WORK TO DO: Leave out the pictures and retype only the lines from the opening line to the line that holds "import matplotlib.pyplot as plt", both ends included.

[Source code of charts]
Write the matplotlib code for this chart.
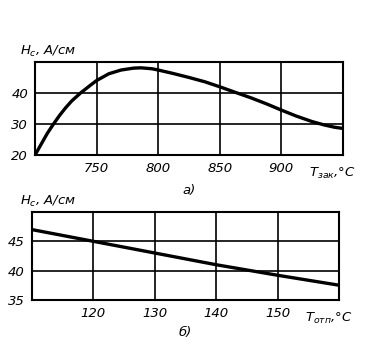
import matplotlib.pyplot as plt

# a) coercive force vs quenching temperature
t_zak = [700, 705, 710, 715, 720, 725, 730, 737, 745, 750, 760, 770, 780, 786, 795, 800,
         812, 825, 838, 850, 862, 875, 888, 900, 912, 925, 935, 943, 950]
hc_zak = [20, 23.5, 27, 30, 32.8, 35.3, 37.5, 40, 42.5, 44, 46.2, 47.4, 48, 48.1, 47.8, 47.4,
          46.3, 45, 43.6, 42, 40.3, 38.5, 36.5, 34.5, 32.6, 30.8, 29.7, 29, 28.6]
xt_a = [750, 800, 850, 900]
yt_a = [20, 30, 40]

# b) coercive force vs tempering temperature
t_otp = [110, 120, 130, 140, 150, 160]
hc_otp = [47, 45, 43, 41, 39.2, 37.5]
xt_b = [120, 130, 140, 150]
yt_b = [35, 40, 45]

fig = plt.figure(figsize=(3.76, 3.6), dpi=100)
plt.rcParams['mathtext.fontset'] = 'dejavusans'
fnt = dict(fontsize=9.5, style='italic', family='DejaVu Sans')

ax1 = fig.add_axes([0.093, 0.569, 0.819, 0.259])
ax1.plot(t_zak, hc_zak, color='black', lw=2.4, solid_capstyle='round')
ax1.set_xlim(700, 950)
ax1.set_ylim(20, 50)
ax1.set_xticks(xt_a)
ax1.set_yticks(yt_a)
ax1.set_xticklabels([str(v) for v in xt_a], **fnt)
ax1.set_yticklabels([str(v) for v in yt_a], **fnt)
ax1.grid(True, color='black', lw=1.2)
ax1.text(-0.05, 1.03, r'$H_c$, A/см', transform=ax1.transAxes, ha='left', va='bottom', **fnt)
ax1.text(0.89, -0.12, r'$T_{зак}$,°C', transform=ax1.transAxes, ha='left', va='top', **fnt)
ax1.text(0.5, -0.31, 'а)', transform=ax1.transAxes, ha='center', va='top', **fnt)

ax2 = fig.add_axes([0.085, 0.167, 0.817, 0.244])
ax2.plot(t_otp, hc_otp, color='black', lw=2.4)
ax2.set_xlim(110, 160)
ax2.set_ylim(35, 50)
ax2.set_xticks(xt_b)
ax2.set_yticks(yt_b)
ax2.set_xticklabels([str(v) for v in xt_b], **fnt)
ax2.set_yticklabels([str(v) for v in yt_b], **fnt)
ax2.grid(True, color='black', lw=1.2)
ax2.text(-0.04, 1.03, r'$H_c$, A/см', transform=ax2.transAxes, ha='left', va='bottom', **fnt)
ax2.text(0.89, -0.12, r'$T_{отп}$,°C', transform=ax2.transAxes, ha='left', va='top', **fnt)
ax2.text(0.5, -0.3, 'б)', transform=ax2.transAxes, ha='center', va='top', **fnt)

for ax in (ax1, ax2):
    for s in ax.spines.values():
        s.set_linewidth(1.5)
    ax.tick_params(length=0, pad=5)

fig.savefig('out.png', dpi=100)
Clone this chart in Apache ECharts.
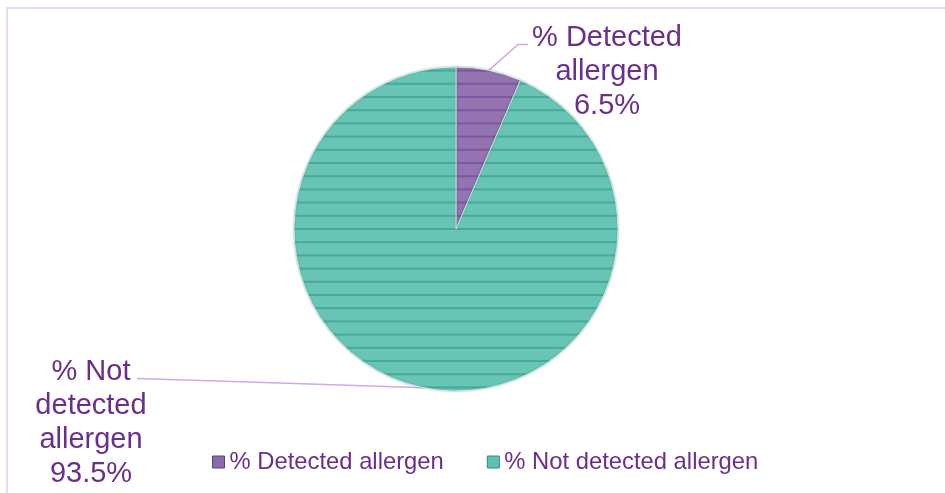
<!DOCTYPE html>
<html>
<head>
<meta charset="utf-8">
<script src="https://cdn.jsdelivr.net/npm/echarts@6/dist/echarts.min.js"></script>
<style>
  html, body { margin: 0; padding: 0; background: #ffffff; }
  #chart { width: 945px; height: 493px; }
</style>
</head>
<body>
<div id="chart"></div>
<script>
// Share of samples with / without a detected allergen
const categories = ['% Detected allergen', '% Not detected allergen'];
const shares = [6.5, 93.5];
// Slice label text, broken over lines
const labelNames = ['% Detected\nallergen', '% Not\ndetected\nallergen'];

const TEXT_PURPLE = '#6a2e8c';
const FONT = '"Liberation Sans", Arial, sans-serif';

// Horizontal-stripe fill: a tall tile holding five stripes so the spacing can be fractional
function stripePattern(fill, stripe) {
  const c = document.createElement('canvas');
  c.width = 8; c.height = 66;
  const g = c.getContext('2d');
  g.fillStyle = fill;
  g.fillRect(0, 0, c.width, c.height);
  g.fillStyle = stripe;
  const offsets = [4.6, 17.8, 31, 44.2, 57.4];
  offsets.forEach(function (o) { g.fillRect(0, o - 1, c.width, 2); });
  return { image: c, repeat: 'repeat' };
}

const sliceFills = [
  stripePattern('#9373b0', '#7c569f'),
  stripePattern('#68c4b4', '#45ab98')
];
const legendFills = [
  { color: '#8c6aad', borderColor: '#5e3f7c' },
  { color: '#5fc2b1', borderColor: '#2f8a7b' }
];

const chart = echarts.init(document.getElementById('chart'), null, { renderer: 'canvas' });

chart.setOption({
  backgroundColor: '#ffffff',
  animation: false,
  graphic: [{
    type: 'rect',
    shape: { x: 7, y: 8, width: 1200, height: 800 },
    style: { fill: 'none', stroke: '#e6daf4', lineWidth: 2 },
    silent: true
  }],
  legend: {
    left: 212,
    top: 450,
    padding: 0,
    itemWidth: 12,
    itemHeight: 12,
    itemGap: 43,
    icon: 'rect',
    textStyle: { color: TEXT_PURPLE, fontSize: 23.8, fontFamily: FONT },
    data: categories.map(function (name, i) {
      return { name: name, itemStyle: { color: legendFills[i].color, borderColor: legendFills[i].borderColor, borderWidth: 1 } };
    })
  },
  series: [{
    type: 'pie',
    center: [456, 229],
    radius: 162,
    startAngle: 90,
    clockwise: true,
    avoidLabelOverlap: false,
    itemStyle: {
      borderColor: 'rgba(220,245,240,0.8)',
      borderWidth: 1,
      shadowBlur: 2,
      shadowColor: 'rgba(40,70,70,0.35)'
    },
    label: {
      show: true,
      position: 'outside',
      color: TEXT_PURPLE,
      fontSize: 29,
      fontFamily: FONT,
      lineHeight: 34,
      align: 'center',
      formatter: function (p) {
        return labelNames[p.dataIndex] + '\n' + p.value.toFixed(1) + '%';
      }
    },
    labelLine: {
      show: true,
      smooth: false,
      lineStyle: { color: '#cda9ea', width: 1.5 }
    },
    labelLayout: function (p) {
      const edge = p.labelLinePoints ? p.labelLinePoints[0] : null;
      if (p.dataIndex === 0) {
        return {
          x: 607, y: 21, align: 'center', verticalAlign: 'top',
          labelLinePoints: edge ? [edge, [518, 44.5], [528, 44.5]] : undefined
        };
      }
      return {
        x: 91, y: 355, align: 'center', verticalAlign: 'top',
        labelLinePoints: edge ? [edge, [280, 383], [137, 378.5]] : undefined
      };
    },
    emphasis: { disabled: true },
    data: categories.map(function (name, i) {
      return { name: name, value: shares[i], itemStyle: { color: sliceFills[i] } };
    })
  }]
});
</script>
</body>
</html>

PROBLEM SOLUTION:
Write the matplotlib code for this chart.
import matplotlib.pyplot as plt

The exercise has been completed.